Omit every picture, and retype the lines that run from the beginning of the data below through the line containing "import * as", inclusive.

[start]

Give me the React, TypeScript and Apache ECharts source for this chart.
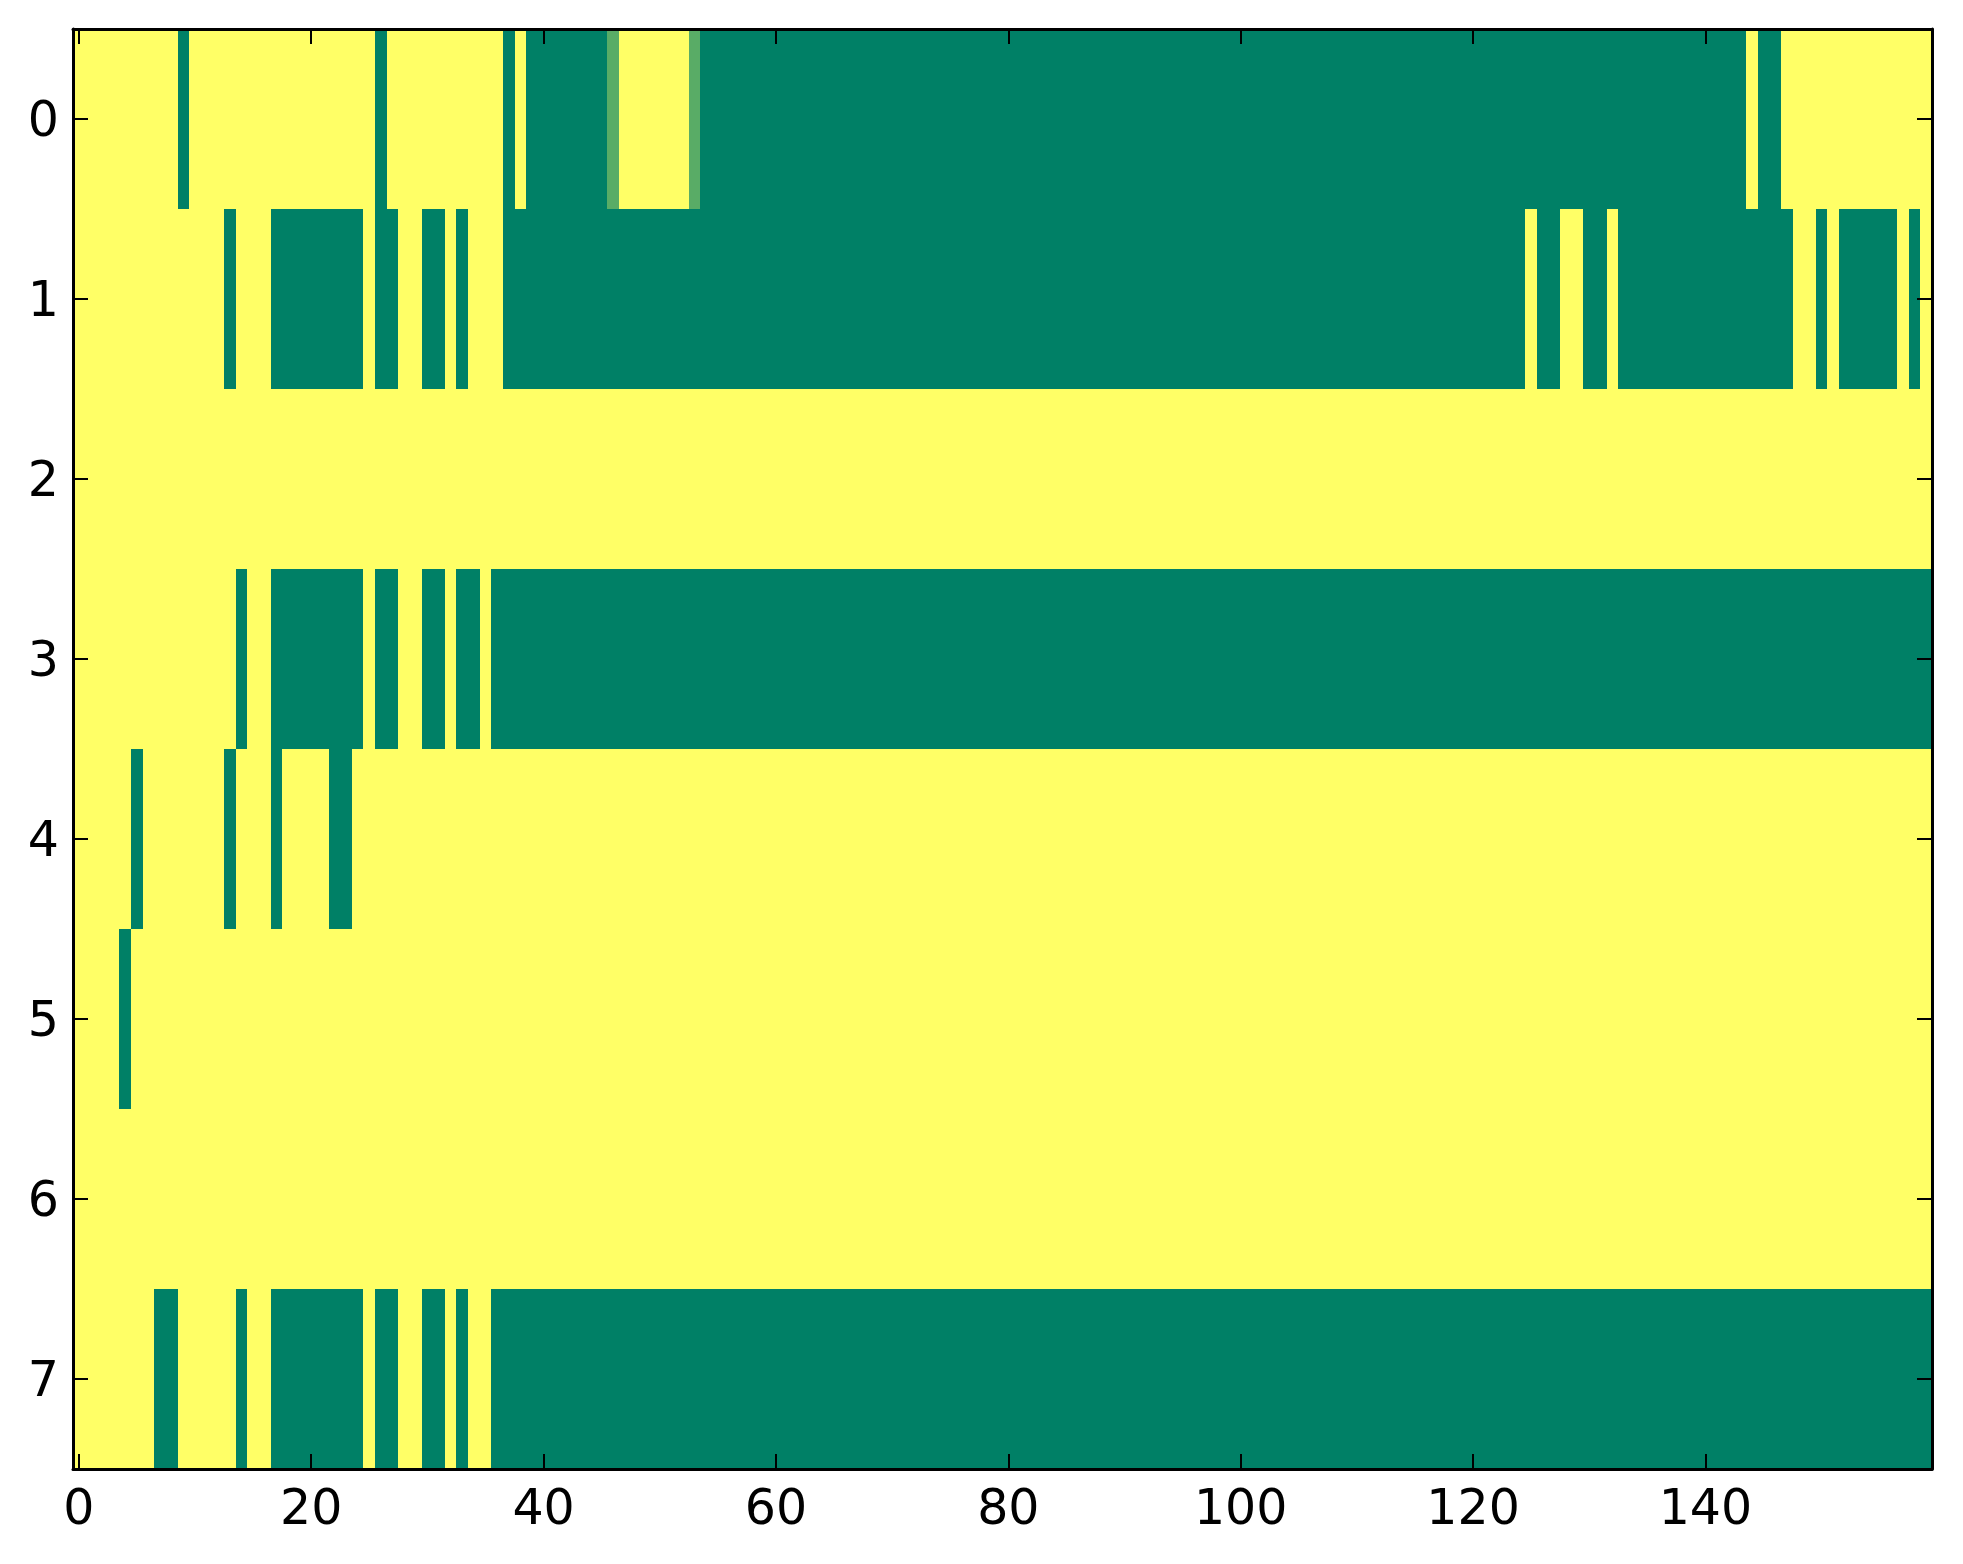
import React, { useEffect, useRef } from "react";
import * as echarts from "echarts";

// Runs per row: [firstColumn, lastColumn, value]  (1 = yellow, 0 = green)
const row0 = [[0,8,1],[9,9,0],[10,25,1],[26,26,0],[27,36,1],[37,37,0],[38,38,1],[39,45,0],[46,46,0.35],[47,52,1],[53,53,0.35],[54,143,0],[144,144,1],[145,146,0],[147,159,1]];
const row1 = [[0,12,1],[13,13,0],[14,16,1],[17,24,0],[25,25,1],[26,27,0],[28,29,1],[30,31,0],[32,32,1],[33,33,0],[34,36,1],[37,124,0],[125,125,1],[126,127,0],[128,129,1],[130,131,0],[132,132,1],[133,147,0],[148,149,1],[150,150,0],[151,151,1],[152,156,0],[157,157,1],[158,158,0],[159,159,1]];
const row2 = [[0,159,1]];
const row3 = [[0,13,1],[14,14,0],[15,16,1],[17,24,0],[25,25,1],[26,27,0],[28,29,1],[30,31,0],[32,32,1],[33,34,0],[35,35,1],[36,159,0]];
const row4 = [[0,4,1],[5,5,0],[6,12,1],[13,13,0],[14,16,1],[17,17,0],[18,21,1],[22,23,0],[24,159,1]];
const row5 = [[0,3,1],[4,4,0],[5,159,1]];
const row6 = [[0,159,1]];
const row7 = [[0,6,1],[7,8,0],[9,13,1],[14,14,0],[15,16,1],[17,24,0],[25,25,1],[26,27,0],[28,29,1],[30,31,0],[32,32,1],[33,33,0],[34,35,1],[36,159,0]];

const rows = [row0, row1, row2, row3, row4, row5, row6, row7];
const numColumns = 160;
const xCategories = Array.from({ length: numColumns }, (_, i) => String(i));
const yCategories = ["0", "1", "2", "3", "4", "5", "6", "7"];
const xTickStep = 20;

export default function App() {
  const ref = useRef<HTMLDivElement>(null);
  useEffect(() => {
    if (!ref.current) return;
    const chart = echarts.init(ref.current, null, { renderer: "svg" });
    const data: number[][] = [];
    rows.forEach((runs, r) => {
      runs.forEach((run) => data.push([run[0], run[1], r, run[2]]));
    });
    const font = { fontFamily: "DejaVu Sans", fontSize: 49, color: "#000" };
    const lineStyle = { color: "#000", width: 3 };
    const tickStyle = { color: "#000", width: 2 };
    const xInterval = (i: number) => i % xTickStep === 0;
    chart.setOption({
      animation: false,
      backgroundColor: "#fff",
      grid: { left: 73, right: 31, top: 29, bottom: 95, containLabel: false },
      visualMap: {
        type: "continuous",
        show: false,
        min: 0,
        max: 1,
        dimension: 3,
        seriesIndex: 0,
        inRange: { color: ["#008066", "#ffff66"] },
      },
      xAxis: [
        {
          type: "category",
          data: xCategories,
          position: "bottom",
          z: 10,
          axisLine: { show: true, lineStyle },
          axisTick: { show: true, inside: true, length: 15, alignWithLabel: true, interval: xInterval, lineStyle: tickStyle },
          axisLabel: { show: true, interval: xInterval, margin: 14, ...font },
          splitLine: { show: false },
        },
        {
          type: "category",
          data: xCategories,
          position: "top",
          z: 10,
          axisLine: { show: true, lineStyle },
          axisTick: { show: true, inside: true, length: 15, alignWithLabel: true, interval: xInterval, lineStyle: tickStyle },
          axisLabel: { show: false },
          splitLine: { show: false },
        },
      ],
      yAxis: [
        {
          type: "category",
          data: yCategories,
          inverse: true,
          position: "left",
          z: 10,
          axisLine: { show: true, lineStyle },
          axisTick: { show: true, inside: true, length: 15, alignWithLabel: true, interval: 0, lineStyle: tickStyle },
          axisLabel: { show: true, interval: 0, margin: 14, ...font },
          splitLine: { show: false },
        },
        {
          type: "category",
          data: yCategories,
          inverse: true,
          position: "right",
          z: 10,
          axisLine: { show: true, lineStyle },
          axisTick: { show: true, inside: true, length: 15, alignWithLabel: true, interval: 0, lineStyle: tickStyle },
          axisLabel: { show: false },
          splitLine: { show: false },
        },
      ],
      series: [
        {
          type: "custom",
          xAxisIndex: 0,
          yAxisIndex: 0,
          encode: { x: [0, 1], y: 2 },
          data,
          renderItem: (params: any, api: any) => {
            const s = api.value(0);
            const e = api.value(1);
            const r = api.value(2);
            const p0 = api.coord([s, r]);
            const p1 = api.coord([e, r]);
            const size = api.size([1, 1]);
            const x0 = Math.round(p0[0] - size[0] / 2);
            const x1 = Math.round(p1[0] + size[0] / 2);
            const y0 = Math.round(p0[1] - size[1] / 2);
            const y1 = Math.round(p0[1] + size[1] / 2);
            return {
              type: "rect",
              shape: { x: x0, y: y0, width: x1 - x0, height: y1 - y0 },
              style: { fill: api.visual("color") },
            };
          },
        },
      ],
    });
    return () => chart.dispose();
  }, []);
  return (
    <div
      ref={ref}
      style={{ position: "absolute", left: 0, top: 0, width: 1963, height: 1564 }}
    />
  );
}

[end]

*THE SOLUTION*:
Give me the React, TypeScript and Apache ECharts source for this chart.
import React, { useEffect, useRef } from "react";
import * as echarts from "echarts";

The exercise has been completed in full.